# TASK DATA

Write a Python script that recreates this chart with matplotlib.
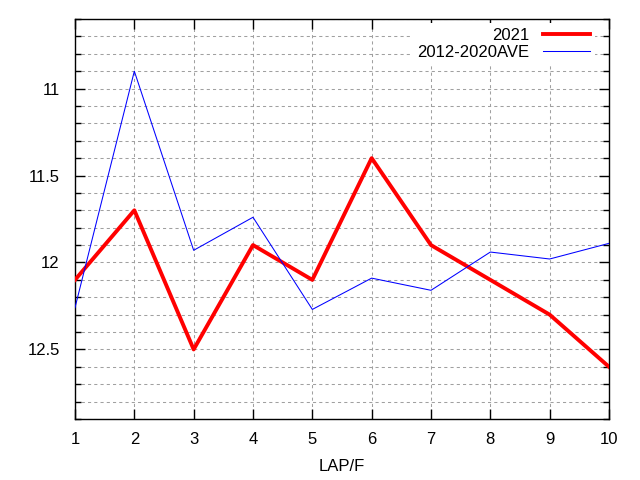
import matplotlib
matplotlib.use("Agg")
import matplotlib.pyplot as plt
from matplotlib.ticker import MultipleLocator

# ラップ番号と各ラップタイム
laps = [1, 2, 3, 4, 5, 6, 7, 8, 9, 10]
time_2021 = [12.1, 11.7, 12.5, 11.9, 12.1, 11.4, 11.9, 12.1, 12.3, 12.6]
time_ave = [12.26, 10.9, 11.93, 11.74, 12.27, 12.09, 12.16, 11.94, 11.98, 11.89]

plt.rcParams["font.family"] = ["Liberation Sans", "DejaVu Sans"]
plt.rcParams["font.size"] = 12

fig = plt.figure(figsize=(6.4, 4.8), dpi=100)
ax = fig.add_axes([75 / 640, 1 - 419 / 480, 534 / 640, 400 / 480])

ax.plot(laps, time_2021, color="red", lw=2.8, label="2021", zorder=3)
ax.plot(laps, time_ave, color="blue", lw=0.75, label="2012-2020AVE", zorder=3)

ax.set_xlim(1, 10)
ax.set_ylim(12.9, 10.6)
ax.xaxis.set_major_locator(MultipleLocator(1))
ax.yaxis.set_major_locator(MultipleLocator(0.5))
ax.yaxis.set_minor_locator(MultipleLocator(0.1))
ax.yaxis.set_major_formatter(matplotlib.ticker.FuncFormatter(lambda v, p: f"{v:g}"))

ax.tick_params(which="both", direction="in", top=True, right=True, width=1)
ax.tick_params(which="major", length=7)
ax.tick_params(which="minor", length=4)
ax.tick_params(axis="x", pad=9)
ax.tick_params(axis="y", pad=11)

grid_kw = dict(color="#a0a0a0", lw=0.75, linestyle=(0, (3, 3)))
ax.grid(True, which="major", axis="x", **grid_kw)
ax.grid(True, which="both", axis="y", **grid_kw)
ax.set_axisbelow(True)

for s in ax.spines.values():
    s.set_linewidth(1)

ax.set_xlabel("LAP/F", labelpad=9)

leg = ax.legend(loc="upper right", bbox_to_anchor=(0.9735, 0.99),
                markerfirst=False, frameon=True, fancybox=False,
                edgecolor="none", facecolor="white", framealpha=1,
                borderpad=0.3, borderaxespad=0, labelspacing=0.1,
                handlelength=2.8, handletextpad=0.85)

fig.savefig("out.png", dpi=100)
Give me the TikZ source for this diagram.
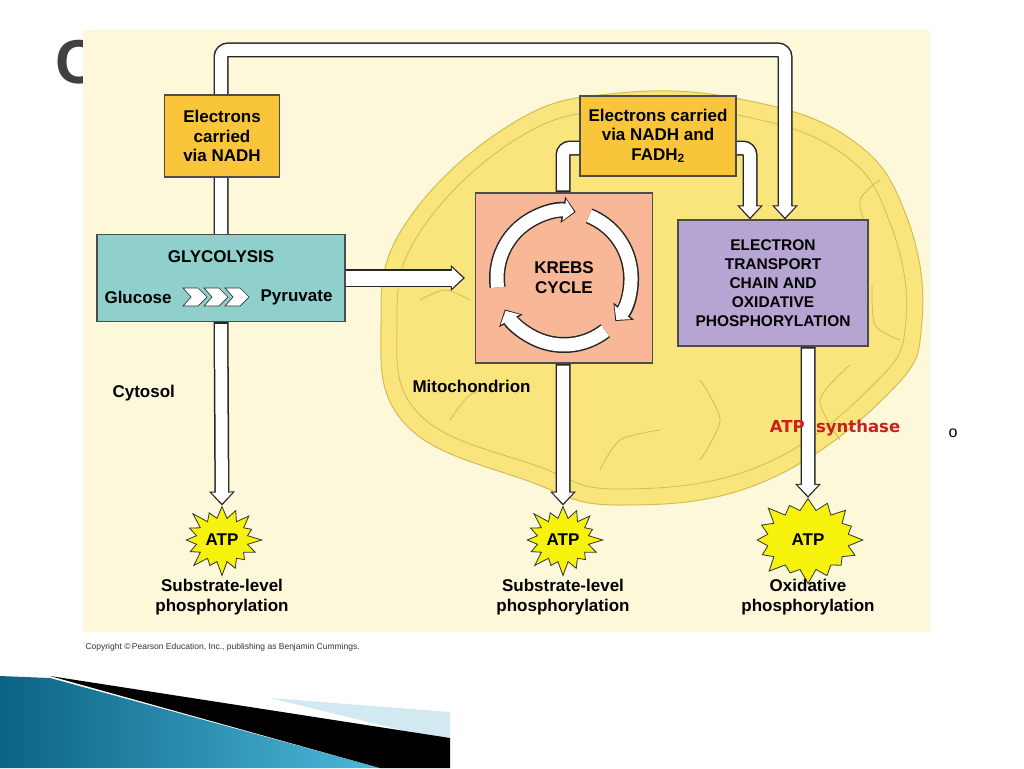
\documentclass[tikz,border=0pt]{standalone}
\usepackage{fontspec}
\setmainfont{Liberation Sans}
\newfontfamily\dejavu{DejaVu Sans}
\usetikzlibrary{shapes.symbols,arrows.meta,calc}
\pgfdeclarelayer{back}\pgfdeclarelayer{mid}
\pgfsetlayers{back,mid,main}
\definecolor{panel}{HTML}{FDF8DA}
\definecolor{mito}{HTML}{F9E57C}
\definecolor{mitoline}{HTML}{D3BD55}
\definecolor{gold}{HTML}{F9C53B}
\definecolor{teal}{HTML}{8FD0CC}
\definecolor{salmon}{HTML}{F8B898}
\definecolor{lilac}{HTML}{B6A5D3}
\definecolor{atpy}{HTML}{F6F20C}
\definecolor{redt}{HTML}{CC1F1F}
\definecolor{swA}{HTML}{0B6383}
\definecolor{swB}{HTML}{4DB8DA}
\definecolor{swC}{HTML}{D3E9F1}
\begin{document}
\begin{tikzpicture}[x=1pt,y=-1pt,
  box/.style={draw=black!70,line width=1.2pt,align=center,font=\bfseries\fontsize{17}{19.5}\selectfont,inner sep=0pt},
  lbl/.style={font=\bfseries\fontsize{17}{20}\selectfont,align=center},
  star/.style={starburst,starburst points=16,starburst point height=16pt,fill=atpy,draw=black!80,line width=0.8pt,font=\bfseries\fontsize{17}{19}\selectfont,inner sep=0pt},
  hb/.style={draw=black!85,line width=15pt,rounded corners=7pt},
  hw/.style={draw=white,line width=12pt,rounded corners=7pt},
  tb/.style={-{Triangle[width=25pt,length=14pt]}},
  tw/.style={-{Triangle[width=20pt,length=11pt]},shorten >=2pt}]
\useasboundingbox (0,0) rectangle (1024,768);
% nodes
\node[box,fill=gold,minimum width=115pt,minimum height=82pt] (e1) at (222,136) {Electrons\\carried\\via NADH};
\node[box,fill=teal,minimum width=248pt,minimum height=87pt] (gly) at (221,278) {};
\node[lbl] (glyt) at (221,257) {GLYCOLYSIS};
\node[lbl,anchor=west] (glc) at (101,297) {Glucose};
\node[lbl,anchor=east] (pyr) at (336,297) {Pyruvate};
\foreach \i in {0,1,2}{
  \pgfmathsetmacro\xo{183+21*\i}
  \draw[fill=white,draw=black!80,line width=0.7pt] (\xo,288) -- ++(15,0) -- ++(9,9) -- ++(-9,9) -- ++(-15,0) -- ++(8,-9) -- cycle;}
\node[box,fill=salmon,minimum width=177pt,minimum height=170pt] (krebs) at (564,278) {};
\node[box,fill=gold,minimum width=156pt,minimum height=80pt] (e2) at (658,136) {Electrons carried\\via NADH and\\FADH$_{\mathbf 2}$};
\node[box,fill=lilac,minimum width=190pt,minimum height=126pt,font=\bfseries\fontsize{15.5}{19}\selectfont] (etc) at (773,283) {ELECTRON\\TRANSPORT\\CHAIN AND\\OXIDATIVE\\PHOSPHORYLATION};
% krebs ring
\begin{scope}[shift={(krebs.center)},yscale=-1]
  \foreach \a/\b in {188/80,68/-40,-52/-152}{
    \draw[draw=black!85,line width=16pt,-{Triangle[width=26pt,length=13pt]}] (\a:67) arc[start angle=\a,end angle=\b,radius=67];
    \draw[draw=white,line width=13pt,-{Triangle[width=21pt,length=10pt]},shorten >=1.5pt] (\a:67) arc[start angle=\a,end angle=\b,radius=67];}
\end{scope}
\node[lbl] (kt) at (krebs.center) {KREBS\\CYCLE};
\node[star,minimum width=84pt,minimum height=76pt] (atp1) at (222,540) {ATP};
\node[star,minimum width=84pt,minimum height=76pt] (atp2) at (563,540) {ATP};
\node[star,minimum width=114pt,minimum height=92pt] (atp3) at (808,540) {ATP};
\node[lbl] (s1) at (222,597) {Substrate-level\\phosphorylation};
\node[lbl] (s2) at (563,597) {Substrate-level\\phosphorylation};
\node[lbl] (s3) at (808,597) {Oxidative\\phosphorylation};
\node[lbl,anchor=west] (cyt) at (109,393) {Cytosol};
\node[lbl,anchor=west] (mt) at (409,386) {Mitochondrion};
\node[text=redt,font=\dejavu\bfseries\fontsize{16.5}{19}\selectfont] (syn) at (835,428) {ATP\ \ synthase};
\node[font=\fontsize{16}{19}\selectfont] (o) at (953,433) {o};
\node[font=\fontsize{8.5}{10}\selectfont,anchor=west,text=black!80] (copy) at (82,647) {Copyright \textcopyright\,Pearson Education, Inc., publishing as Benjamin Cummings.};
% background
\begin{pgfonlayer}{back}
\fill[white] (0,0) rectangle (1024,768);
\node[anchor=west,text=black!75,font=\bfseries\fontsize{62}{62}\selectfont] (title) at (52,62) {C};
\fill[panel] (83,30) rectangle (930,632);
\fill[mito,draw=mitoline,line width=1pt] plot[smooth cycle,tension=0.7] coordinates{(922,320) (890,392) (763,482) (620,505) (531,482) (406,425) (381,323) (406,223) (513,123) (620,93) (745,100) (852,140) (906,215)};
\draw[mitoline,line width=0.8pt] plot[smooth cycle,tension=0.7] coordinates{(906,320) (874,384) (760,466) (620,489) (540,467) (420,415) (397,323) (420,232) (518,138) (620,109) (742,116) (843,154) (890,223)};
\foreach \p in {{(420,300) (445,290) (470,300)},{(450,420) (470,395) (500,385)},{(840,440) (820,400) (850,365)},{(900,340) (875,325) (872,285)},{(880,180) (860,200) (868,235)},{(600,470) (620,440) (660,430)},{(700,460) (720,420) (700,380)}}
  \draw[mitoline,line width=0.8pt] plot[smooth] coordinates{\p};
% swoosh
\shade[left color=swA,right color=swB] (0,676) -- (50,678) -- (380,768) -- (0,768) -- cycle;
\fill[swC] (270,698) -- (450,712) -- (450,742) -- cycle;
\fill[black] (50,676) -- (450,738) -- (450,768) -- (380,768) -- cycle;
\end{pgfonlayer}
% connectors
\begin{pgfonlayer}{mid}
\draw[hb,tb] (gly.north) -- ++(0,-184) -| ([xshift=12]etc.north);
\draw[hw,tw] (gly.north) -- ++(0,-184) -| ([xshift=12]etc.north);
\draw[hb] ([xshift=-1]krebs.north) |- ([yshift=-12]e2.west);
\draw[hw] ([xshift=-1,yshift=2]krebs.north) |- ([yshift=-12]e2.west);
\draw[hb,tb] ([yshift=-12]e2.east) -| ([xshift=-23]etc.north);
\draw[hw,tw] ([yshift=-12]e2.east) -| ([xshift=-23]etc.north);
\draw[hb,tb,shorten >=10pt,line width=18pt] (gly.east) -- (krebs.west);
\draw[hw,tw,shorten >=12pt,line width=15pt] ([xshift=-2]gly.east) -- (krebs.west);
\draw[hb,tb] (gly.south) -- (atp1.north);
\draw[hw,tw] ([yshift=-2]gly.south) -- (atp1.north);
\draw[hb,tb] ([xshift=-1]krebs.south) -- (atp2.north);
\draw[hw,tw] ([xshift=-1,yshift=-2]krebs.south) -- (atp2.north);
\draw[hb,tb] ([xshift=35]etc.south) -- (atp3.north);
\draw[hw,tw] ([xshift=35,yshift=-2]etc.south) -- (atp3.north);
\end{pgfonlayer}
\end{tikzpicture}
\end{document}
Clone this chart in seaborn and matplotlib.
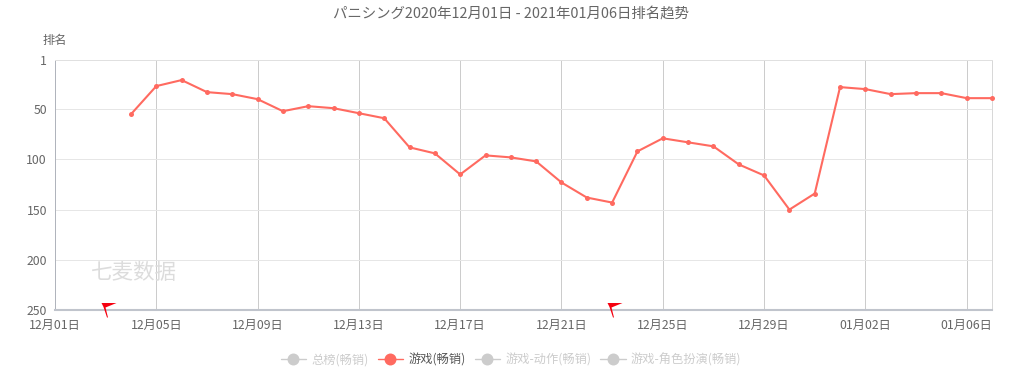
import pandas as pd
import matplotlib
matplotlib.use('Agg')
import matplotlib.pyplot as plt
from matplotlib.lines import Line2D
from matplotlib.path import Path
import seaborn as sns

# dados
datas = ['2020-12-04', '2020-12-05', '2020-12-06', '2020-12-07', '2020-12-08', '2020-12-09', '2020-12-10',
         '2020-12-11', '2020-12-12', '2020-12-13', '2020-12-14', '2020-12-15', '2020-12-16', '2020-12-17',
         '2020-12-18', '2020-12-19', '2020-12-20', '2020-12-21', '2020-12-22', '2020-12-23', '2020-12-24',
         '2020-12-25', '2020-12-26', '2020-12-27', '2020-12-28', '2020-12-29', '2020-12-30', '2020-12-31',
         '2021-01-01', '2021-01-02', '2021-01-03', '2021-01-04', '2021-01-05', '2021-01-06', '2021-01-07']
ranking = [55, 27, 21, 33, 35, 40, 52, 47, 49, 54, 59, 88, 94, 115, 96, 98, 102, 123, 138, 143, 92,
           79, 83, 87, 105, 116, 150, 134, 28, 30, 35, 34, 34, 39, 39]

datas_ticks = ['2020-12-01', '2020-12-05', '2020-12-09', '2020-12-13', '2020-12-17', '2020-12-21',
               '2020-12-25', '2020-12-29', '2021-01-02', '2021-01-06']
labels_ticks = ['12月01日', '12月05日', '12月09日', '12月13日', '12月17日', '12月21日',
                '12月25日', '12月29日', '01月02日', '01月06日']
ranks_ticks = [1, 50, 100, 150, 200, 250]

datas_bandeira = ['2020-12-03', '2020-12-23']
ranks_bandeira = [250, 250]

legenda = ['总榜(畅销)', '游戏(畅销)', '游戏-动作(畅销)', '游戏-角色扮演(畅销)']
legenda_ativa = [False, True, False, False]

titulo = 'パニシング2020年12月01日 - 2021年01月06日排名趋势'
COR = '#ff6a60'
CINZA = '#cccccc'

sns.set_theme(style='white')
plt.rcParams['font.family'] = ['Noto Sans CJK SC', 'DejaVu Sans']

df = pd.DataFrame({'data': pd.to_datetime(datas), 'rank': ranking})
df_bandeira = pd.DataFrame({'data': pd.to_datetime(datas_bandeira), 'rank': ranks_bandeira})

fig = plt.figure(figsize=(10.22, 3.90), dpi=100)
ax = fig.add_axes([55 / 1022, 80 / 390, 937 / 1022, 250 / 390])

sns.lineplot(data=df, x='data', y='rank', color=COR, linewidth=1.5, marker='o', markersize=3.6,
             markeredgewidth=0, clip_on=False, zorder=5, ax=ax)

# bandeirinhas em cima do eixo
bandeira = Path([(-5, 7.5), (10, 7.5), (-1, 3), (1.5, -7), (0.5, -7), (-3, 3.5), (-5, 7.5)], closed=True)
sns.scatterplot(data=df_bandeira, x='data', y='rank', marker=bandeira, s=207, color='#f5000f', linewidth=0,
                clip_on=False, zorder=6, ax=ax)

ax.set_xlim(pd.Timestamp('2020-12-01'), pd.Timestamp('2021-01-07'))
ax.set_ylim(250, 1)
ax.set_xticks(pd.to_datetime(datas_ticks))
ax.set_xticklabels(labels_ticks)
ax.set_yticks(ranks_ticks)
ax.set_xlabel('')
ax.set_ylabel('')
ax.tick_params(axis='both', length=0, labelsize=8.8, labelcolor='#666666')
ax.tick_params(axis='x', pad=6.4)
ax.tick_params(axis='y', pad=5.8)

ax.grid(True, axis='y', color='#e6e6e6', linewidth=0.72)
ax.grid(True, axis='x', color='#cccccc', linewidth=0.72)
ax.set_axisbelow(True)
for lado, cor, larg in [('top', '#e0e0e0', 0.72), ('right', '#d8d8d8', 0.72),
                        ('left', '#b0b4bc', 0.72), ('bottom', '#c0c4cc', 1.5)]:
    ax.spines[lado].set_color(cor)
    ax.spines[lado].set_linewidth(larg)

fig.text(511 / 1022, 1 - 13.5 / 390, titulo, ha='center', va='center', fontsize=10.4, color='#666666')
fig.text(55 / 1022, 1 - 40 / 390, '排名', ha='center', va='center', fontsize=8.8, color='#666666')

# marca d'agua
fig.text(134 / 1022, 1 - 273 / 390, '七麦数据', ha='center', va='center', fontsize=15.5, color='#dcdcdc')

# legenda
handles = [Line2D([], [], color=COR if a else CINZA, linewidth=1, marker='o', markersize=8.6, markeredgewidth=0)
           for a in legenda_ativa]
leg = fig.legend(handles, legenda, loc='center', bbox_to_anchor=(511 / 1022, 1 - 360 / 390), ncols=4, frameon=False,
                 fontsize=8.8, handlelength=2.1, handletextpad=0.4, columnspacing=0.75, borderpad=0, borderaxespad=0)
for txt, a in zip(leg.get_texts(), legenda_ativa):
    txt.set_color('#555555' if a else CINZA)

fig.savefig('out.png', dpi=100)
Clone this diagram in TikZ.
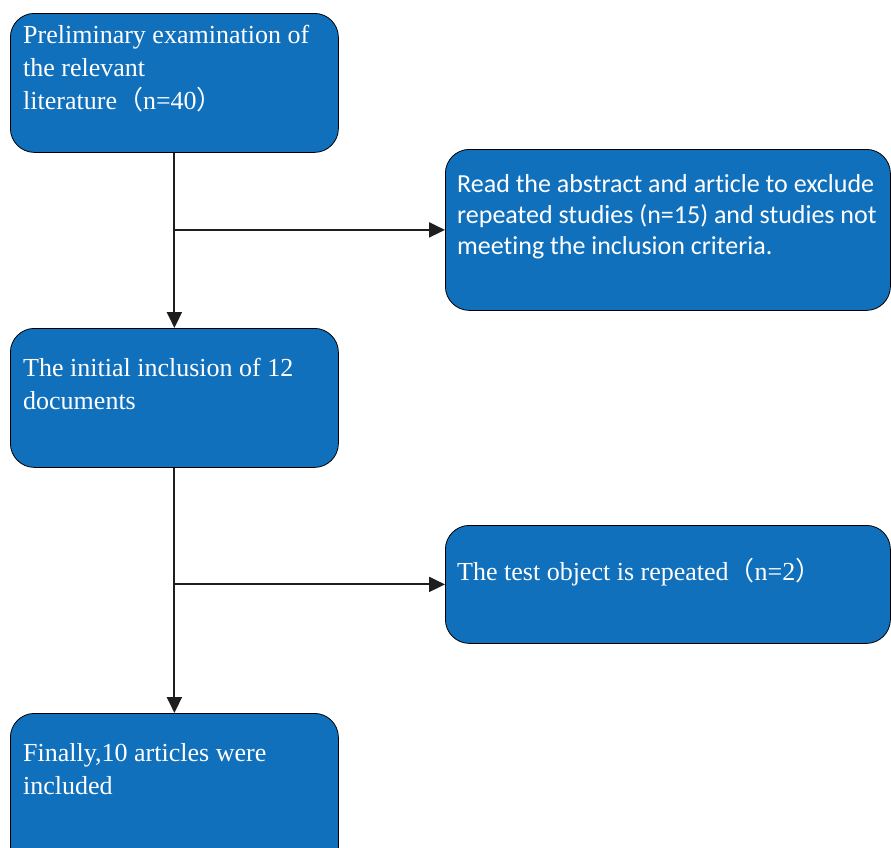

# TASK DIRECTIONS
Begin with the line that contains "Clone this chart in seaborn and matplotlib.", end with the line that contains "markeredgewidth=0, clip_on=False, zorder=5, ax=ax)", and set down every line in that range exactly as it stands, minus the pictures.

# TASK ANSWER
Clone this chart in seaborn and matplotlib.
import pandas as pd
import matplotlib
matplotlib.use('Agg')
import matplotlib.pyplot as plt
from matplotlib.lines import Line2D
from matplotlib.path import Path
import seaborn as sns

# dados
datas = ['2020-12-04', '2020-12-05', '2020-12-06', '2020-12-07', '2020-12-08', '2020-12-09', '2020-12-10',
         '2020-12-11', '2020-12-12', '2020-12-13', '2020-12-14', '2020-12-15', '2020-12-16', '2020-12-17',
         '2020-12-18', '2020-12-19', '2020-12-20', '2020-12-21', '2020-12-22', '2020-12-23', '2020-12-24',
         '2020-12-25', '2020-12-26', '2020-12-27', '2020-12-28', '2020-12-29', '2020-12-30', '2020-12-31',
         '2021-01-01', '2021-01-02', '2021-01-03', '2021-01-04', '2021-01-05', '2021-01-06', '2021-01-07']
ranking = [55, 27, 21, 33, 35, 40, 52, 47, 49, 54, 59, 88, 94, 115, 96, 98, 102, 123, 138, 143, 92,
           79, 83, 87, 105, 116, 150, 134, 28, 30, 35, 34, 34, 39, 39]

datas_ticks = ['2020-12-01', '2020-12-05', '2020-12-09', '2020-12-13', '2020-12-17', '2020-12-21',
               '2020-12-25', '2020-12-29', '2021-01-02', '2021-01-06']
labels_ticks = ['12月01日', '12月05日', '12月09日', '12月13日', '12月17日', '12月21日',
                '12月25日', '12月29日', '01月02日', '01月06日']
ranks_ticks = [1, 50, 100, 150, 200, 250]

datas_bandeira = ['2020-12-03', '2020-12-23']
ranks_bandeira = [250, 250]

legenda = ['总榜(畅销)', '游戏(畅销)', '游戏-动作(畅销)', '游戏-角色扮演(畅销)']
legenda_ativa = [False, True, False, False]

titulo = 'パニシング2020年12月01日 - 2021年01月06日排名趋势'
COR = '#ff6a60'
CINZA = '#cccccc'

sns.set_theme(style='white')
plt.rcParams['font.family'] = ['Noto Sans CJK SC', 'DejaVu Sans']

df = pd.DataFrame({'data': pd.to_datetime(datas), 'rank': ranking})
df_bandeira = pd.DataFrame({'data': pd.to_datetime(datas_bandeira), 'rank': ranks_bandeira})

fig = plt.figure(figsize=(10.22, 3.90), dpi=100)
ax = fig.add_axes([55 / 1022, 80 / 390, 937 / 1022, 250 / 390])

sns.lineplot(data=df, x='data', y='rank', color=COR, linewidth=1.5, marker='o', markersize=3.6,
             markeredgewidth=0, clip_on=False, zorder=5, ax=ax)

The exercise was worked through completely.